My parting words to you, inscribed into the concrete of a Southern California garden.
My parting words to you, inscribed into the concrete of a Southern California garden. | Source

Parting Words

When I first joined Hub Pages I thought I would be like Tom Hanks in Castaway, living on my own isolated writer's island where it would be just me, the coconut trees and my pet volleyball Wilson searching the horizon in vain for a passing ship. But then I discovered that there were other inhabitants on this island too, all of them castaways like me from one walk of life or another, and all searching that same empty, cruel ocean for a tempting flicker of writing hope.

I can't say enough about how much I enjoy interacting with the people here. Even if Hub Pages crashes and burns tomorrow I am still going to continue following quite a few of these lovely, intelligent people through the various social media sites that we share. Hub Pages demonstrates that the world is a very tiny place and there is no isolated coconut pincushion of a rock on Earth where a writer can hide in complete solitude, even if for whatever misguided reason that writer chooses to.
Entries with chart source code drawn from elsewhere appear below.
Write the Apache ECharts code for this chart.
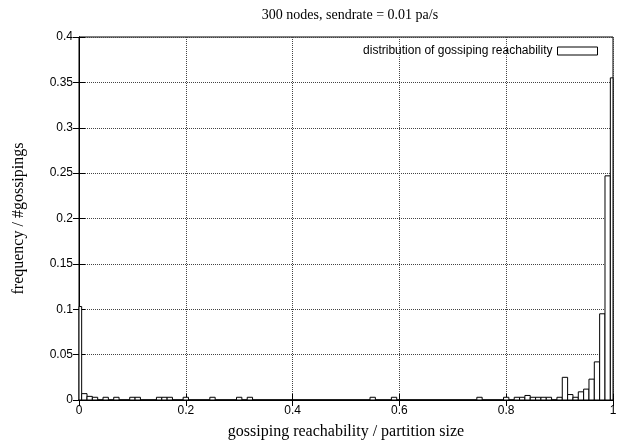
<!DOCTYPE html>
<html>
<head>
<meta charset="utf-8">
<script src="https://cdn.jsdelivr.net/npm/echarts@6/dist/echarts.min.js"></script>
<style>
  html, body { margin: 0; padding: 0; background: #fff; }
  #chart { width: 622px; height: 441px; }
</style>
</head>
<body>
<div id="chart"></div>
<script>
// histogram bins (centre of each 0.01 bin) and their frequency
var binCenters = [0, 0.01, 0.02, 0.03, 0.05, 0.07, 0.10, 0.11, 0.15, 0.16, 0.17, 0.20,
  0.25, 0.30, 0.32, 0.55, 0.59, 0.75, 0.80, 0.82, 0.83, 0.84, 0.85, 0.86, 0.87, 0.88,
  0.90, 0.91, 0.92, 0.93, 0.94, 0.95, 0.96, 0.97, 0.98, 0.99, 1.00];
var frequencies = [0.103, 0.007, 0.004, 0.003, 0.003, 0.003, 0.003, 0.003, 0.003, 0.003, 0.003, 0.003,
  0.003, 0.003, 0.003, 0.003, 0.003, 0.003, 0.003, 0.003, 0.003, 0.005, 0.003, 0.003, 0.003, 0.003,
  0.003, 0.025, 0.006, 0.003, 0.009, 0.012, 0.023, 0.042, 0.095, 0.247, 0.355];
var binWidth = 0.01;
var xTicks = [0, 0.2, 0.4, 0.6, 0.8, 1];
var yTicks = [0, 0.05, 0.1, 0.15, 0.2, 0.25, 0.3, 0.35, 0.4];

(function () {
  var myChart = echarts.init(document.getElementById("chart"));

  var data = binCenters.map(function (c, i) { return [c, frequencies[i]]; });

  var tickLabel = { color: "#000", fontFamily: "Liberation Sans", fontSize: 12 };
  var nameFont = { fontFamily: "Liberation Serif", fontSize: 16, color: "#000" };
  var grid = { type: "dotted", color: "#444", width: 1 };

  var option = {
    animation: false,
    backgroundColor: "#fff",
    title: {
      text: "300 nodes, sendrate = 0.01 pa/s",
      left: 345,
      textAlign: "center",
      top: 3,
      textStyle: { fontFamily: "Liberation Serif", fontSize: 14, fontWeight: "normal", color: "#000" }
    },
    legend: {
      right: 19,
      top: 40,
      align: "right",
      itemWidth: 40,
      itemHeight: 8,
      itemGap: 0,
      textStyle: { fontFamily: "Liberation Sans", fontSize: 12, color: "#000", padding: [0, 0, 0, 0] },
      data: [{
        name: "distribution of gossiping reachability",
        icon: "rect",
        itemStyle: { color: "#fff", borderColor: "#000", borderWidth: 1 }
      }]
    },
    grid: {
      left: 79, right: 9, top: 37, bottom: 41,
      outerBoundsMode: "none",
      containLabel: false,
      show: true, borderColor: "#000", borderWidth: 1
    },
    xAxis: [{
      type: "value",
      min: xTicks[0], max: xTicks[xTicks.length - 1], interval: 0.2,
      name: "gossiping reachability / partition size",
      nameLocation: "middle",
      nameGap: 24,
      nameTextStyle: nameFont,
      axisLine: { lineStyle: { color: "#000", width: 1.5 } },
      axisTick: { inside: true, length: 6, lineStyle: { color: "#000" } },
      axisLabel: Object.assign({ margin: 5 }, tickLabel),
      splitLine: { show: true, lineStyle: grid }
    }, {
      type: "value",
      position: "top",
      min: xTicks[0], max: xTicks[xTicks.length - 1], interval: 0.2,
      axisLine: { lineStyle: { color: "#000" } },
      axisTick: { inside: true, length: 6, lineStyle: { color: "#000" } },
      axisLabel: { show: false },
      splitLine: { show: false }
    }],
    yAxis: [{
      type: "value",
      min: yTicks[0], max: yTicks[yTicks.length - 1], interval: 0.05,
      name: "frequency / #gossipings",
      nameLocation: "middle",
      nameGap: 52,
      nameTextStyle: nameFont,
      axisLine: { show: true, lineStyle: { color: "#000" } },
      axisTick: { show: true, inside: true, length: 6, lineStyle: { color: "#000" } },
      axisLabel: Object.assign({ margin: 6 }, tickLabel),
      splitLine: { show: true, lineStyle: grid }
    }, {
      type: "value",
      position: "right",
      min: yTicks[0], max: yTicks[yTicks.length - 1], interval: 0.05,
      axisLine: { show: true, lineStyle: { color: "#000" } },
      axisTick: { show: true, inside: true, length: 6, lineStyle: { color: "#000" } },
      axisLabel: { show: false },
      splitLine: { show: false }
    }],
    series: [{
      name: "distribution of gossiping reachability",
      type: "custom",
      xAxisIndex: 0,
      yAxisIndex: 0,
      encode: { x: 0, y: 1 },
      itemStyle: { color: "#fff", borderColor: "#000", borderWidth: 1 },
      renderItem: function (params, api) {
        var c = api.value(0), h = api.value(1);
        var p0 = api.coord([c - binWidth / 2, h]);
        var p1 = api.coord([c + binWidth / 2, 0]);
        var cs = params.coordSys;
        var rect = echarts.graphic.clipRectByRect(
          { x: p0[0], y: p0[1], width: p1[0] - p0[0], height: p1[1] - p0[1] },
          { x: cs.x, y: cs.y, width: cs.width, height: cs.height }
        );
        return rect && {
          type: "rect",
          shape: rect,
          style: { fill: "#fff", stroke: "#000", lineWidth: 1 }
        };
      },
      data: data
    }]
  };

  myChart.setOption(option);
  window.addEventListener("resize", function () {
    myChart.resize();
  });
})();
</script>
</body>
</html>
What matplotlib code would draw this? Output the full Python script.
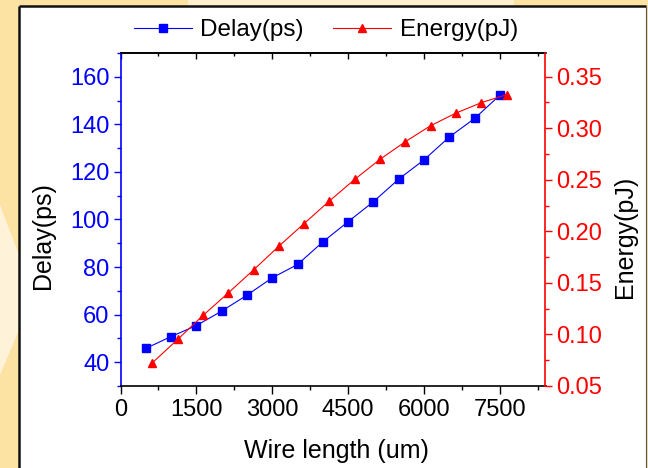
import matplotlib
matplotlib.use("Agg")
import matplotlib.pyplot as plt
from matplotlib.ticker import MultipleLocator, FixedLocator
from matplotlib.patches import Rectangle, Polygon

# ---- data ----
wire_delay = [500, 1000, 1500, 2000, 2500, 3000, 3500, 4000, 4500, 5000,
              5500, 6000, 6500, 7000, 7500]
delay_ps = [45.8, 50.8, 55.4, 61.5, 68.2, 75.5, 81.1, 90.6, 99.1, 107.5,
            117.0, 125.1, 134.7, 142.5, 152.3]
wire_energy = [630, 1130, 1630, 2130, 2630, 3130, 3630, 4130, 4630, 5130,
               5630, 6130, 6630, 7130, 7630]
energy_pj = [0.0725, 0.0952, 0.1184, 0.1403, 0.1626, 0.1856, 0.2076, 0.2295,
             0.2505, 0.2699, 0.2870, 0.3025, 0.3147, 0.3248, 0.3326]
x_ticks = [0, 1500, 3000, 4500, 6000, 7500]
delay_ticks = [40, 60, 80, 100, 120, 140, 160]
energy_ticks = [0.05, 0.10, 0.15, 0.20, 0.25, 0.30, 0.35]

plt.rcParams['font.family'] = ['Liberation Sans', 'DejaVu Sans']

W, H = 648, 468
fig = plt.figure(figsize=(W / 100, H / 100), dpi=100)
fig.patch.set_facecolor('#FCE3A3')

# background decoration axes (pixel coordinates)
bg = fig.add_axes([0, 0, 1, 1], zorder=-10)
bg.set_xlim(0, W)
bg.set_ylim(H, 0)
bg.axis('off')
bg.add_patch(Polygon([(188, 0), (514, 0), (514, 6), (188, 6)], closed=True,
                     facecolor='#FEF0CC', edgecolor='none'))
bg.add_patch(Polygon([(0, 205), (19, 255), (19, 330), (0, 375)], closed=True,
                     facecolor='#FEF3D8', edgecolor='none'))
bg.add_patch(Rectangle((19, 6), 646 - 19, 470 - 6, facecolor='white', edgecolor='none'))
bg.plot([19, 19], [6, 470], color='#111111', lw=1.8, solid_capstyle='butt')
bg.plot([19, 646], [6, 6], color='#111111', lw=1.8, solid_capstyle='butt')
bg.plot([646, 646], [6, 470], color='#555555', lw=0.8)

left, right, top, bottom = 120.5, 545.5, 53, 386
ax = fig.add_axes([left / W, 1 - bottom / H, (right - left) / W, (bottom - top) / H])
ax.set_facecolor('none')
ax2 = ax.twinx()

blue = '#0000FF'
red = '#FF0000'

l1, = ax.plot(wire_delay, delay_ps, color=blue, lw=0.8, marker='s', ms=5.2,
              mec=blue, mfc=blue, label='Delay(ps)')
l2, = ax2.plot(wire_energy, energy_pj, color=red, lw=0.8, marker='^', ms=6.2,
               mec=red, mfc=red, label='Energy(pJ)')

ax.set_xlim(0, 8400)
ax.set_ylim(30, 170)
ax2.set_ylim(0.05, 0.373)

ax.xaxis.set_major_locator(FixedLocator(x_ticks))
ax.xaxis.set_minor_locator(MultipleLocator(750))
ax.yaxis.set_major_locator(FixedLocator(delay_ticks))
ax.yaxis.set_minor_locator(MultipleLocator(10))
ax2.yaxis.set_major_locator(FixedLocator(energy_ticks))
ax2.yaxis.set_minor_locator(MultipleLocator(0.025))
ax2.set_yticklabels([f"{v:.2f}" for v in energy_ticks])

fs = 17
ax.tick_params(axis='x', which='both', direction='out', bottom=True, top=False,
               labelsize=fs, colors='black', pad=3.5)
ax.tick_params(axis='x', which='major', length=5.5, width=1)
ax.tick_params(axis='x', which='minor', length=3, width=1)
ax.tick_params(axis='y', which='both', direction='out', colors=blue, labelsize=fs,
               pad=3)
ax.tick_params(axis='y', which='major', length=5, width=1)
ax.tick_params(axis='y', which='minor', length=2.8, width=1)
ax2.tick_params(axis='y', which='both', direction='out', colors=red, labelsize=fs,
                pad=3)
ax2.tick_params(axis='y', which='major', length=5, width=1)
ax2.tick_params(axis='y', which='minor', length=2.8, width=1)

# top axis ticks pointing inward
sec = ax.secondary_xaxis('top')
sec.xaxis.set_major_locator(FixedLocator(x_ticks))
sec.xaxis.set_minor_locator(MultipleLocator(750))
sec.tick_params(axis='x', which='both', direction='in', labeltop=False, colors='black')
sec.tick_params(axis='x', which='major', length=4.5, width=1)
sec.tick_params(axis='x', which='minor', length=2.5, width=1)
sec.spines['top'].set_linewidth(1.2)

ax.spines['left'].set_color(blue)
ax.spines['bottom'].set_color('black')
ax.spines['top'].set_color('black')
ax.spines['right'].set_visible(False)
ax2.spines['left'].set_visible(False)
ax2.spines['top'].set_visible(False)
ax2.spines['bottom'].set_visible(False)
ax2.spines['right'].set_color(red)
for s in ax.spines.values():
    s.set_linewidth(1.2)
ax2.spines['right'].set_linewidth(1.2)

ax.set_xlabel('Wire length (um)', fontsize=18)
ax.xaxis.set_label_coords(0.507, -0.195)
ax.xaxis.label.set_va('center')
ax.set_ylabel('Delay(ps)', fontsize=18, color='black')
ax.yaxis.set_label_coords(-0.1815, 0.453)
ax.yaxis.label.set_va('center')
ax2.set_ylabel('Energy(pJ)', fontsize=18, color='black')
ax2.yaxis.set_label_coords(1.188, 0.448)
ax2.yaxis.label.set_va('center')

fig.legend(handles=[l1, l2], loc='center', bbox_to_anchor=(0.503, 1 - 30 / H),
           ncol=2, frameon=False, fontsize=17.5, handlelength=2.4,
           handletextpad=0.35, columnspacing=1.2, borderpad=0)

fig.savefig('out.png', dpi=100, facecolor=fig.get_facecolor())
Although many of my writing friends here on Hub Pages have now turned away from the site, either in frustration that they aren't making the money they would like, or out of frustration that they aren't making the money they used to, I believe I will stick it out and enjoy the ride for a while. For one thing, I wasn't part of those "pre-Panda" glory days in which certain writers had to haul their Hub Pages loot to the bank in a Brink's truck. My earnings have never been much more than a trickle, but it's a damn intoxicating little trickle and if I keep my ears open to that still, small voice of inspiration, and maybe get a little help from my friends, I am pretty sure that eventually I will figure out a way to tap the glorious mother lode it springs from without putting my imagination in storage.